• **TASK INPUT**:
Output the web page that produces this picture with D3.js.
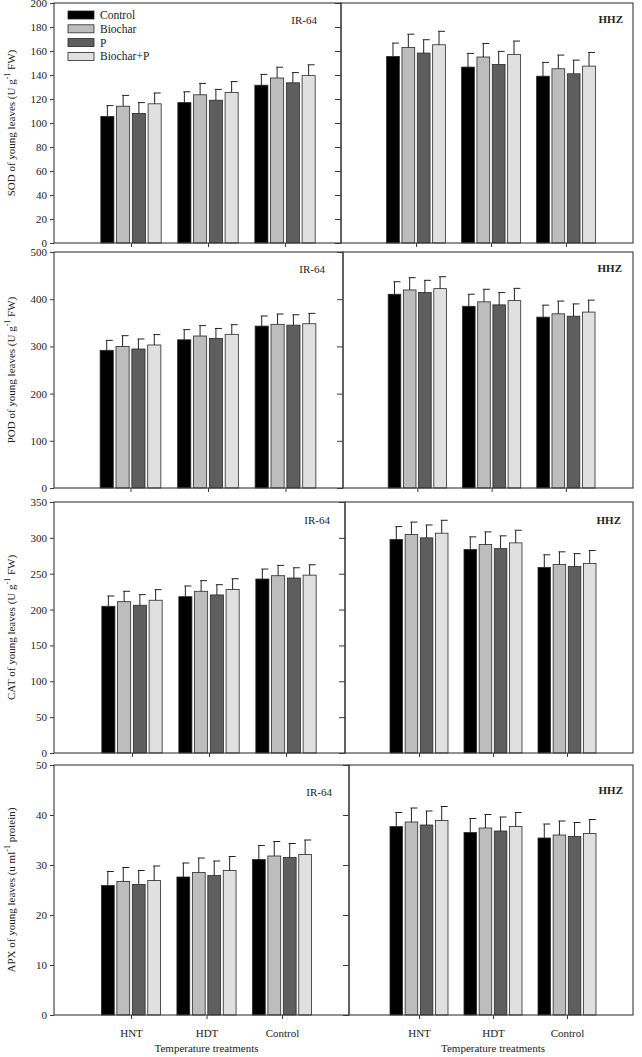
<!DOCTYPE html>
<html>
<head>
<meta charset="utf-8">
<script src="https://cdn.jsdelivr.net/npm/d3@7"></script>
<style>
  html, body { margin: 0; padding: 0; background: #fff; }
  svg { display: block; }
  text { font-family: "Liberation Serif", "Times New Roman", serif; fill: #222; }
</style>
</head>
<body>
<script>
// ---------------- DATA ----------------
const groups = ["HNT", "HDT", "Control"];
const seriesNames = ["Control", "Biochar", "P", "Biochar+P"];

// means per group [HNT, HDT, Control] x series [Control, Biochar, P, Biochar+P]
const sodIRMean = [[105.5, 114, 108, 116], [117, 123.5, 119, 125.5], [131.5, 137.5, 133.5, 139.5]];
const sodIRErr  = [[9, 9, 9, 9], [9, 9.5, 9, 9], [9, 9, 8.5, 9]];
const sodHHZMean = [[155.5, 163, 158.3, 165.2], [146.6, 155, 148.8, 157.2], [139, 145.2, 141, 147.4]];
const sodHHZErr  = [[11.1, 11, 11.1, 11.2], [11.4, 11.3, 10.9, 11.1], [11.5, 11.4, 11.4, 11.4]];

const podIRMean = [[291.7, 300, 294.5, 303], [314, 322, 317, 325.6], [343, 346.8, 345, 348]];
const podIRErr  = [[21, 22.7, 21.2, 22], [21.5, 22, 21, 20.4], [21.4, 21.8, 22, 22]];
const podHHZMean = [[410.5, 419.6, 414, 422.4], [385, 394.4, 388, 397], [362, 369, 364, 372.7]];
const podHHZErr  = [[26.5, 26, 26, 25.2], [25.5, 26.6, 26, 26], [25.4, 27, 26, 25.3]];

const catIRMean = [[204.6, 211, 206, 213], [218, 225.5, 220.4, 228], [242.6, 247.2, 244, 248]];
const catIRErr  = [[14.4, 14.5, 14.8, 14.8], [14.9, 14.8, 14.3, 15], [13.9, 14.4, 14.3, 14.5]];
const catHHZMean = [[297.7, 304.6, 300, 306.5], [283.8, 290.7, 285, 293], [258.8, 263, 260, 264.4]];
const catHHZErr  = [[18, 17.4, 18, 18], [17.6, 17.6, 17.8, 17.6], [17.6, 17.5, 18, 18]];

const apxIRMean = [[25.9, 26.7, 26.1, 26.9], [27.6, 28.5, 27.9, 28.9], [31.1, 31.8, 31.5, 32.1]];
const apxIRErr  = [[2.8, 2.8, 2.8, 2.9], [2.8, 2.9, 2.9, 2.8], [2.8, 2.9, 2.8, 2.9]];
const apxHHZMean = [[37.7, 38.6, 38, 38.9], [36.5, 37.4, 36.8, 37.7], [35.4, 36, 35.7, 36.3]];
const apxHHZErr  = [[2.8, 2.8, 2.8, 2.8], [2.8, 2.7, 2.8, 2.8], [2.8, 2.8, 2.8, 2.8]];

const sodTicks = [0, 20, 40, 60, 80, 100, 120, 140, 160, 180, 200];
const podTicks = [0, 100, 200, 300, 400, 500];
const catTicks = [0, 50, 100, 150, 200, 250, 300, 350];
const apxTicks = [0, 10, 20, 30, 40, 50];

const yLabels = [
  ["SOD of young leaves (U  g", "-1", "  FW)"],
  ["POD of young leaves (U  g", "-1", "  FW)"],
  ["CAT of young leaves  (U  g", "-1", "  FW)"],
  ["APX of young leaves (u ml", "-1", "  protein)"]
];
const xTitle = "Temperature treatments";

// ---------------- STYLE / LAYOUT ----------------
const W = 642, H = 1057;
const colors = ["#000000", "#bdbdbd", "#5e5e5e", "#e0e0e0"];
const frameColor = "#3a3a3a";
const leftX0 = 54, rightEdge = 633;

const rows = [
  { top: 3,   bottom: 243,  div: 341, lx0: 54,   lstep: 77,   rx0: 341, rstep: 75,   ticks: sodTicks, L: [sodIRMean, sodIRErr], R: [sodHHZMean, sodHHZErr], ir: [317, 24], hhz: [623, 23] },
  { top: 252, bottom: 488,  div: 343, lx0: 53,   lstep: 77.5, rx0: 343, rstep: 74.3, ticks: podTicks, L: [podIRMean, podIRErr], R: [podHHZMean, podHHZErr], ir: [325, 273], hhz: [622, 272] },
  { top: 502, bottom: 753,  div: 345, lx0: 55,   lstep: 77,   rx0: 345, rstep: 74,   ticks: catTicks, L: [catIRMean, catIRErr], R: [catHHZMean, catHHZErr], ir: [330, 524], hhz: [621, 524] },
  { top: 765, bottom: 1015, div: 349, lx0: 55.5, lstep: 75.5, rx0: 345, rstep: 74,   ticks: apxTicks, L: [apxIRMean, apxIRErr], R: [apxHHZMean, apxHHZErr], ir: [332, 796], hhz: [623, 794] }
];

const svg = d3.select("body").append("svg").attr("width", W).attr("height", H);
svg.append("rect").attr("width", W).attr("height", H).attr("fill", "#fff");

const seriesOffset = d3.scaleBand().domain(d3.range(4)).range([-0.4, 0.4]).paddingInner(0.17).paddingOuter(0.04);

function drawBars(g, x, y, mean, err) {
  const data = [];
  mean.forEach((vals, gi) => vals.forEach((v, si) => data.push({ gi, si, v, e: err[gi][si] })));
  const bw = x(seriesOffset.bandwidth()) - x(0);
  const xs = d => x(d.gi + 1 + seriesOffset(d.si));
  g.selectAll("rect.bar").data(data).join("rect")
    .attr("class", "bar")
    .attr("x", xs)
    .attr("y", d => y(d.v))
    .attr("width", bw)
    .attr("height", d => y(0) - y(d.v))
    .attr("fill", d => colors[d.si])
    .attr("stroke", "#2a2a2a")
    .attr("stroke-width", 0.8);
  const cx = d => xs(d) + bw / 2;
  g.selectAll("line.eb").data(data).join("line")
    .attr("class", "eb")
    .attr("x1", cx).attr("x2", cx)
    .attr("y1", d => y(d.v)).attr("y2", d => y(d.v + d.e))
    .attr("stroke", "#222").attr("stroke-width", 1);
  g.selectAll("line.cap").data(data).join("line")
    .attr("class", "cap")
    .attr("x1", d => cx(d) - 1).attr("x2", d => cx(d) + 6)
    .attr("y1", d => y(d.v + d.e)).attr("y2", d => y(d.v + d.e))
    .attr("stroke", "#222").attr("stroke-width", 1);
}

function styleAxis(sel) {
  sel.selectAll("path.domain").remove();
  sel.selectAll(".tick line").attr("stroke", frameColor);
  sel.selectAll(".tick text").attr("font-family", "Liberation Serif, serif").attr("font-size", 11).attr("fill", "#222");
}

rows.forEach((r, ri) => {
  const last = ri === rows.length - 1;
  const ymax = r.ticks[r.ticks.length - 1];
  const y = d3.scaleLinear().domain([0, ymax]).range([r.bottom, r.top]);
  const xL = d3.scaleLinear().domain([0, 4]).range([r.lx0, r.lx0 + 4 * r.lstep]);
  const xR = d3.scaleLinear().domain([0, 4]).range([r.rx0, r.rx0 + 4 * r.rstep]);

  drawBars(svg.append("g"), xL, y, r.L[0], r.L[1]);
  drawBars(svg.append("g"), xR, y, r.R[0], r.R[1]);

  // frames
  svg.append("rect").attr("x", leftX0).attr("y", r.top).attr("width", r.div - leftX0).attr("height", r.bottom - r.top)
    .attr("fill", "none").attr("stroke", frameColor).attr("stroke-width", 1.1);
  svg.append("rect").attr("x", r.div).attr("y", r.top).attr("width", rightEdge - r.div).attr("height", r.bottom - r.top)
    .attr("fill", "none").attr("stroke", frameColor).attr("stroke-width", 1.1);

  // y axes
  svg.append("g").attr("transform", `translate(${leftX0},0)`)
    .call(d3.axisLeft(y).tickValues(r.ticks).tickSize(4).tickPadding(3).tickFormat(d3.format("d")))
    .call(styleAxis);
  svg.append("g").attr("transform", `translate(${r.div},0)`)
    .call(d3.axisLeft(y).tickValues(r.ticks).tickSize(6).tickFormat(() => ""))
    .call(styleAxis);

  // x axes
  const fmt = last ? (i => groups[i - 1]) : (() => "");
  svg.append("g").attr("transform", `translate(0,${r.bottom})`)
    .call(d3.axisBottom(xL).tickValues([1, 2, 3]).tickSize(4).tickPadding(10).tickFormat(fmt))
    .call(styleAxis);
  svg.append("g").attr("transform", `translate(0,${r.bottom})`)
    .call(d3.axisBottom(xR).tickValues([1, 2, 3]).tickSize(4).tickPadding(10).tickFormat(fmt))
    .call(styleAxis);

  // panel labels
  svg.append("text").attr("x", r.ir[0]).attr("y", r.ir[1]).attr("text-anchor", "end")
    .attr("font-size", 11).text("IR-64");
  svg.append("text").attr("x", r.hhz[0]).attr("y", r.hhz[1]).attr("text-anchor", "end")
    .attr("font-size", 11).attr("font-weight", "bold").text("HHZ");

  // y label
  const cy = (r.top + r.bottom) / 2;
  const t = svg.append("text").attr("transform", `translate(15,${cy}) rotate(-90)`)
    .attr("text-anchor", "middle").attr("font-size", 11);
  t.append("tspan").text(yLabels[ri][0]);
  t.append("tspan").attr("dy", -5).attr("font-size", 8).text(yLabels[ri][1]);
  t.append("tspan").attr("dy", 5).text(yLabels[ri][2]);

  if (last) {
    svg.append("text").attr("x", xL(2)).attr("y", 1052).attr("text-anchor", "middle")
      .attr("font-size", 11).text(xTitle);
    svg.append("text").attr("x", xR(2)).attr("y", 1052).attr("text-anchor", "middle")
      .attr("font-size", 11).text(xTitle);
  }
});

// legend
const leg = svg.append("g");
seriesNames.forEach((name, i) => {
  const yy = 15 + i * 13.8;
  leg.append("rect").attr("x", 68).attr("y", yy - 4).attr("width", 26).attr("height", 8)
    .attr("fill", colors[i]).attr("stroke", "#2a2a2a").attr("stroke-width", 0.8);
  leg.append("text").attr("x", 100).attr("y", yy + 4).attr("font-size", 11.5).text(name);
});
</script>
</body>
</html>
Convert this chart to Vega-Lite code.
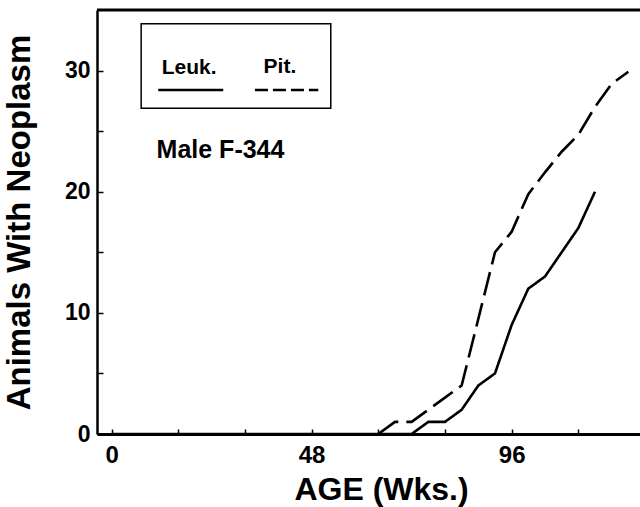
{
  "$schema": "https://vega.github.io/schema/vega-lite/v6.json",
  "width": 543,
  "height": 424,
  "autosize": "none",
  "padding": {"left": 97, "top": 10, "right": 0, "bottom": 73},
  "background": "white",
  "config": {"view": {"stroke": null}, "font": "Liberation Sans"},
  "datasets": {
    "curves": [
      {"tumor": "Leuk.", "week": 0, "count": 0},
      {"tumor": "Leuk.", "week": 72, "count": 0},
      {"tumor": "Leuk.", "week": 76, "count": 1},
      {"tumor": "Leuk.", "week": 80, "count": 1},
      {"tumor": "Leuk.", "week": 84, "count": 2},
      {"tumor": "Leuk.", "week": 88, "count": 4},
      {"tumor": "Leuk.", "week": 92, "count": 5},
      {"tumor": "Leuk.", "week": 96, "count": 9},
      {"tumor": "Leuk.", "week": 100, "count": 12},
      {"tumor": "Leuk.", "week": 104, "count": 13},
      {"tumor": "Leuk.", "week": 108, "count": 15},
      {"tumor": "Leuk.", "week": 112, "count": 17},
      {"tumor": "Leuk.", "week": 116, "count": 20},
      {"tumor": "Pit.", "week": 64, "count": 0},
      {"tumor": "Pit.", "week": 68, "count": 1},
      {"tumor": "Pit.", "week": 72, "count": 1},
      {"tumor": "Pit.", "week": 76, "count": 2},
      {"tumor": "Pit.", "week": 80, "count": 3},
      {"tumor": "Pit.", "week": 84, "count": 4},
      {"tumor": "Pit.", "week": 88, "count": 9.5},
      {"tumor": "Pit.", "week": 92, "count": 15},
      {"tumor": "Pit.", "week": 96, "count": 16.7},
      {"tumor": "Pit.", "week": 100, "count": 19.8},
      {"tumor": "Pit.", "week": 104, "count": 21.6},
      {"tumor": "Pit.", "week": 108, "count": 23.3},
      {"tumor": "Pit.", "week": 112, "count": 24.7},
      {"tumor": "Pit.", "week": 116, "count": 27},
      {"tumor": "Pit.", "week": 120, "count": 28.9},
      {"tumor": "Pit.", "week": 124, "count": 29.9}
    ],
    "one": [{}]
  },
  "layer": [
    {
      "data": {"name": "curves"},
      "mark": {"type": "line", "color": "black", "strokeWidth": 2.6, "clip": true},
      "encoding": {
        "x": {
          "field": "week",
          "type": "quantitative",
          "scale": {"domain": [-3.5, 126.8], "nice": false, "zero": false},
          "axis": {
            "values": [0, 8, 16, 24, 32, 40, 48, 56, 64, 72, 80, 88, 96, 104, 112, 120],
            "labelExpr": "datum.value % 48 === 0 ? datum.label : ''",
            "labelFlush": false,
            "labelOverlap": false,
            "grid": false,
            "tickSize": -5,
            "tickWidth": 1.5,
            "tickColor": "black",
            "domainColor": "black",
            "domainWidth": 3,
            "labelFont": "Liberation Sans",
            "labelFontSize": 24,
            "labelFontWeight": "bold",
            "labelColor": "black",
            "labelPadding": 14,
            "title": "AGE (Wks.)",
            "titleFont": "Liberation Sans",
            "titleFontSize": 32,
            "titleFontWeight": "bold",
            "titleColor": "black",
            "titlePadding": 7,
            "titleX": 284,
            "titleAlign": "center"
          }
        },
        "y": {
          "field": "count",
          "type": "quantitative",
          "scale": {"domain": [0, 35], "nice": false},
          "axis": {
            "values": [0, 5, 10, 15, 20, 25, 30],
            "labelExpr": "datum.value % 10 === 0 ? datum.label : ''",
            "labelOverlap": false,
            "labelFlush": false,
            "grid": false,
            "tickSize": -6,
            "tickWidth": 1.5,
            "tickColor": "black",
            "domainColor": "black",
            "domainWidth": 2.5,
            "labelFont": "Liberation Sans",
            "labelFontSize": 23,
            "labelFontWeight": "bold",
            "labelColor": "black",
            "labelPadding": 13,
            "title": "Animals With Neoplasm",
            "titleFont": "Liberation Sans",
            "titleFontSize": 33,
            "titleFontWeight": "bold",
            "titleColor": "black",
            "titlePadding": 28
          }
        },
        "strokeDash": {
          "field": "tumor",
          "type": "nominal",
          "scale": {"domain": ["Leuk.", "Pit."], "range": [[1, 0], [24, 8]]},
          "legend": null
        }
      }
    },
    {
      "data": {"name": "one"},
      "mark": {"type": "rule", "color": "black", "strokeWidth": 3},
      "encoding": {"y": {"datum": 35}}
    },
    {
      "data": {"name": "one"},
      "mark": {"type": "rect", "fillOpacity": 0, "stroke": "black", "strokeWidth": 1.5},
      "encoding": {
        "x": {"datum": 7.1},
        "x2": {"datum": 52.6},
        "y": {"datum": 33.86},
        "y2": {"datum": 26.9}
      }
    },
    {
      "data": {"name": "one"},
      "mark": {"type": "rule", "color": "black", "strokeWidth": 2.5},
      "encoding": {"x": {"datum": 11.2}, "x2": {"datum": 26.8}, "y": {"datum": 28.4}}
    },
    {
      "data": {"name": "one"},
      "mark": {"type": "rule", "color": "black", "strokeWidth": 2.5, "strokeDash": [13, 5]},
      "encoding": {"x": {"datum": 34.4}, "x2": {"datum": 49.6}, "y": {"datum": 28.4}}
    },
    {
      "data": {"name": "one"},
      "mark": {"type": "text", "fontSize": 21, "fontWeight": "bold", "font": "Liberation Sans", "align": "center", "baseline": "alphabetic", "color": "black"},
      "encoding": {"x": {"datum": 18.6}, "y": {"datum": 29.75}, "text": {"value": "Leuk."}}
    },
    {
      "data": {"name": "one"},
      "mark": {"type": "text", "fontSize": 21, "fontWeight": "bold", "font": "Liberation Sans", "align": "center", "baseline": "alphabetic", "color": "black"},
      "encoding": {"x": {"datum": 40.4}, "y": {"datum": 29.8}, "text": {"value": "Pit."}}
    },
    {
      "data": {"name": "one"},
      "mark": {"type": "text", "fontSize": 25, "fontWeight": "bold", "font": "Liberation Sans", "align": "left", "baseline": "alphabetic", "color": "black"},
      "encoding": {"x": {"datum": 10.8}, "y": {"datum": 22.77}, "text": {"value": "Male F-344"}}
    }
  ]
}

• **WHAT YOU ARE ASKED TO DO**: Write down every line from the opening of the listing to the line with "11.4, 11.4, 11.4]];", both included, and nothing else; the pictures are omitted.

• **ANSWER TO THE PROBLEM**:
Output the web page that produces this picture with D3.js.
<!DOCTYPE html>
<html>
<head>
<meta charset="utf-8">
<script src="https://cdn.jsdelivr.net/npm/d3@7"></script>
<style>
  html, body { margin: 0; padding: 0; background: #fff; }
  svg { display: block; }
  text { font-family: "Liberation Serif", "Times New Roman", serif; fill: #222; }
</style>
</head>
<body>
<script>
// ---------------- DATA ----------------
const groups = ["HNT", "HDT", "Control"];
const seriesNames = ["Control", "Biochar", "P", "Biochar+P"];

// means per group [HNT, HDT, Control] x series [Control, Biochar, P, Biochar+P]
const sodIRMean = [[105.5, 114, 108, 116], [117, 123.5, 119, 125.5], [131.5, 137.5, 133.5, 139.5]];
const sodIRErr  = [[9, 9, 9, 9], [9, 9.5, 9, 9], [9, 9, 8.5, 9]];
const sodHHZMean = [[155.5, 163, 158.3, 165.2], [146.6, 155, 148.8, 157.2], [139, 145.2, 141, 147.4]];
const sodHHZErr  = [[11.1, 11, 11.1, 11.2], [11.4, 11.3, 10.9, 11.1], [11.5, 11.4, 11.4, 11.4]];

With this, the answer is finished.